Jerry Haatrecht

Personal information
- Full name: Jerry George Haatrecht
- Date of birth: 22 September 1960
- Place of birth: Paramaribo, Suriname
- Date of death: 7 June 1989 (aged 28)
- Place of death: Paramaribo, Suriname

Youth career
- Ajax

Senior career*
- Years: Team / Apps / (Gls)
- 1985: DRC Durgerdam
- 1985–1986: Cambuur / 18 / (0)
- 1986–1987: Rood Wit A
- 1987: VVGA
- 1987: Neerlandia '31
- 1988: VVGA
- 1988: Neerlandia '31
- 1989: Sloterplas

= Jerry Haatrecht =

Dutch-Surinamese footballer (1960–1989)

Jerry Haatrecht (22 September 1960, Paramaribo – 7 June 1989, Paramaribo) was a Dutch footballer. During his career he served Cambuur Leeuwarden as well as a bunch of amateur clubs including VV Neerlandia '31. He died at the age of 28, when on 7 June 1989 he was killed in the Surinam Airways Flight PY764 air crash in Paramaribo. He was the brother of fellow professional footballer Winnie Haatrecht.

==Career==
Both Jerry and Winnie Haatrecht often played at the Balboa Square in Amsterdam with Ruud Gullit and Frank Rijkaard. All four joined the AFC Ajax youth squad, playing alongside players such as Wim Kieft, Marco van Basten, Gerald Vanenburg, Sonny Silooy and John Bosman.

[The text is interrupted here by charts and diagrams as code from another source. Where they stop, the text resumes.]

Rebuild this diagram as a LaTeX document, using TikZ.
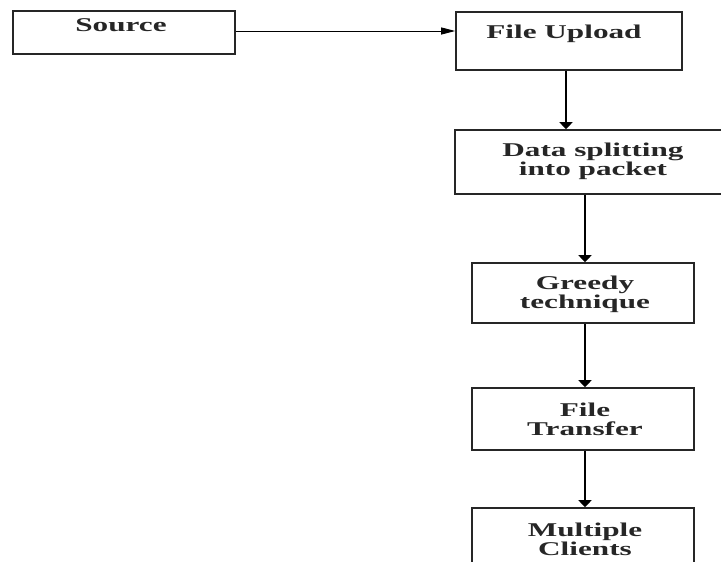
\documentclass[tikz,border=0pt]{standalone}
\usepackage{fontspec}
\newfontfamily\lblfont[FakeStretch=1.6]{Liberation Serif}
\usetikzlibrary{arrows.meta}
\begin{document}
\begin{tikzpicture}[x=1pt,y=-1pt,
  box/.style={draw=black!85,line width=1.6pt,rectangle,inner sep=0pt},
  lbl/.style={font=\lblfont\bfseries\fontsize{19.5}{19}\selectfont,align=center,inner sep=0pt,text=black!85},
  varrow/.style={line width=1.8pt,-{Triangle[length=7pt,width=13pt]}},
  harrow/.style={line width=1pt,-{Triangle[length=14pt,width=7pt]}}]
\useasboundingbox (0,0) rectangle (721,562);
\clip (0,0) rectangle (721,562);
\node[box,minimum width=222pt,minimum height=43pt] (src) at (124,32.5) {};
\node[lbl] (srct) at (121,25.5) {Source};
\node[box,minimum width=226pt,minimum height=58pt] (fu) at (569,41) {};
\node[lbl] (fut) at (564,34) {File Upload};
\node[box,minimum width=275pt,minimum height=64pt] (ds) at (592.5,162) {};
\node[lbl] (dst) at (593,161.5) {Data splitting\\into packet};
\node[box,minimum width=222pt,minimum height=60pt] (gr) at (583,293) {};
\node[lbl] (grt) at (585,294) {Greedy\\technique};
\node[box,minimum width=222pt,minimum height=62pt] (ft) at (583,419) {};
\node[lbl] (ftt) at (585,419) {File\\Transfer};
\node[box,minimum width=222pt,minimum height=66pt] (mc) at (583,541) {};
\node[lbl] (mct) at (585,539) {Multiple\\Clients};
\draw[harrow] ([yshift=1.5pt]src.east) -- ([yshift=1.5pt]src.east -| fu.west);
\draw[varrow] ([xshift=-3pt]fu.south) -- ([xshift=-3pt]fu.south |- ds.north);
\draw[varrow] ([xshift=2pt]gr.north |- ds.south) -- ([xshift=2pt]gr.north);
\draw[varrow] ([xshift=2pt]gr.south) -- ([xshift=2pt]ft.north);
\draw[varrow] ([xshift=2pt]ft.south) -- ([xshift=2pt]mc.north);
\end{tikzpicture}
\end{document}
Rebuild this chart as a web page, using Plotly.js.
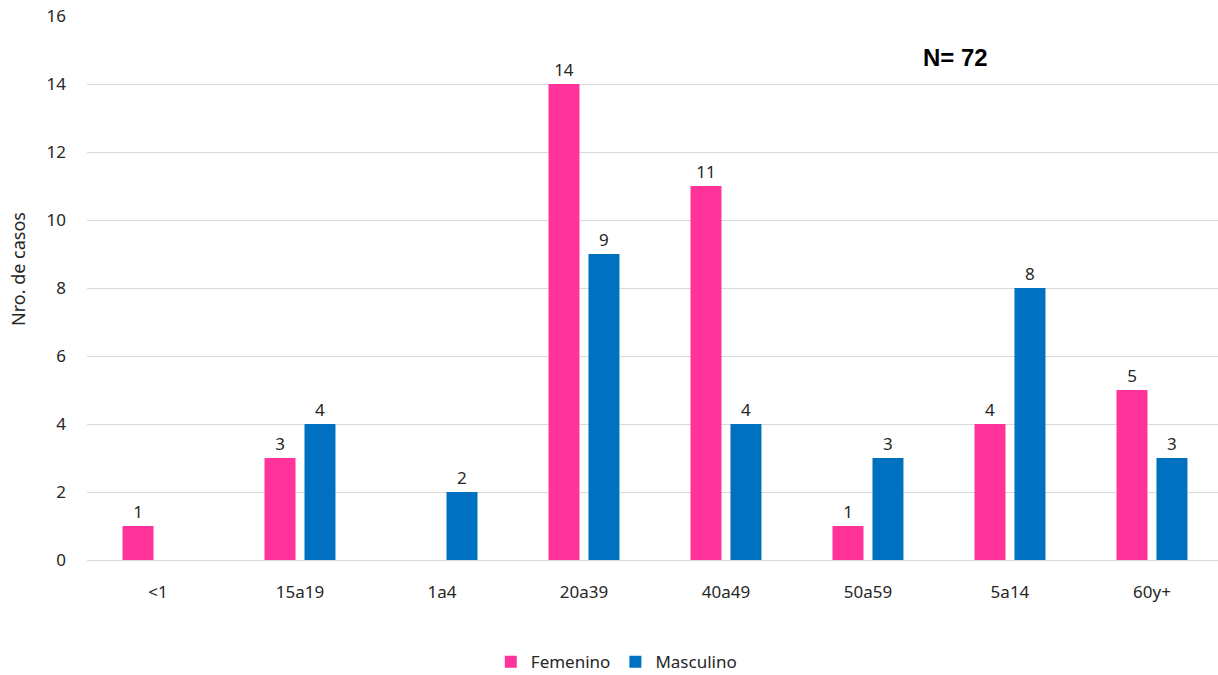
<!DOCTYPE html>
<html>
<head>
<meta charset="utf-8">
<script src="https://cdn.plot.ly/plotly-3.0.1.min.js"></script>
<style>html,body{margin:0;padding:0;background:#fff;}#chart{width:1218px;height:675px;}</style>
</head>
<body>
<div id="chart"></div>
<script>
const categories = ['<1','15a19','1a4','20a39','40a49','50a59','5a14','60y+'];
const femenino = [1, 3, null, 14, 11, 1, 4, 5];
const masculino = [null, 4, 2, 9, 4, 3, 8, 3];
const seriesNames = ['Femenino', 'Masculino'];
const seriesColors = ['#FF3399', '#0070C0'];
const FONT = 'Noto Sans, Open Sans, sans-serif';
const TXT = '#262626';

const traces = [femenino, masculino].map((vals, i) => ({
  type: 'bar',
  name: seriesNames[i],
  x: categories,
  y: vals,
  text: vals.map(v => v == null ? '' : String(v)),
  textposition: 'outside',
  textfont: {family: FONT, size: 17, color: TXT},
  cliponaxis: false,
  marker: {color: seriesColors[i], line: {width: 0}}
}));

const layout = {
  width: 1218, height: 675,
  margin: {l: 87, r: 0, t: 16, b: 115},
  paper_bgcolor: '#fff', plot_bgcolor: '#fff',
  barmode: 'group',
  bargap: 0.437,
  bargroupgap: 0.225,
  font: {family: FONT, size: 17, color: TXT},
  xaxis: {
    type: 'category',
    range: [-0.5, 7.465],
    showgrid: false, zeroline: false, showline: false,
    ticks: '', ticklabelstandoff: 20,
    tickfont: {family: FONT, size: 17, color: TXT}
  },
  yaxis: {
    range: [0, 16], dtick: 2,
    showgrid: true, gridcolor: '#D9D9D9', gridwidth: 1,
    zeroline: true, zerolinecolor: '#D9D9D9', zerolinewidth: 1,
    showline: false, ticks: '', ticklabelstandoff: 20,
    tickfont: {family: FONT, size: 17, color: TXT}
  },
  legend: {
    orientation: 'h', xref: 'container', yref: 'container',
    x: 0.506, xanchor: 'center', y: 0.019, yanchor: 'middle',
    font: {family: FONT, size: 17, color: TXT},
    itemwidth: 30, traceorder: 'normal'
  },
  annotations: [{
    text: '<b>N= 72</b>', xref: 'paper', yref: 'paper',
    x: 0.7675, y: 0.923, xanchor: 'center', yanchor: 'middle',
    showarrow: false,
    font: {family: 'Liberation Sans, Arial, sans-serif', size: 24, color: '#000'}
  }, {
    text: 'Nro. de casos', xref: 'paper', yref: 'paper',
    x: -0.061, y: 0.535, xanchor: 'center', yanchor: 'middle',
    textangle: -90, showarrow: false,
    font: {family: FONT, size: 18, color: TXT}
  }]
};

Plotly.newPlot('chart', traces, layout, {displayModeBar: false, staticPlot: true});
</script>
</body>
</html>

Jerry and Winnie were not able to get a professional contract at Ajax and both left the club for a club in other regions of the Netherlands. Winnie signed for Willem II Tilburg, while Jerry moved to Cambuur Leeuwarden. Jerry was not successful in professional football, and decided to move to the amateur divisions and served several teams (DRC Durgerdam and Rood Wit A) before joining VV Neerlandia '31. Before the start of the 1989-90 season he switched to yet another amateur team, when he signed a new contract for FC Sloterplas.

Brother Winnie, at that time playing for SC Heerenveen was invited by Sonny Hasnoe, the founder of the Colourful 11 to be part of the team and travel to Suriname to play in the "Boxel Kleurrijk Tournament" with three Surinamese teams. However Winnie withdrew from the squad close to the deadline and as a result Jerry was asked to join the team instead of Winnie, which he immediately accepted. The Surinam Airways Flight PY764 crashed during approach to Paramaribo-Zanderij International Airport, killing 176 of the 187 on board, including Haatrecht, making it the worst ever aviation disaster in Suriname's history. Among the dead were a total of 15 members of the Colourful 11, only three of them survived. The crash and the appearance of both Gullit and Rijkaard at his funeral made Jerry Haatrecht a well known footballer worldwide.

Winnie Haatrecht was shocked by the disaster and his brother's death. He decided it was better to move from all the media attention and signed a contract in the Swiss second division.

==Personal life==
Jerry was born in Paramaribo, the son of Elfriede Augusta Simons and Ewald Ronald Haatrecht.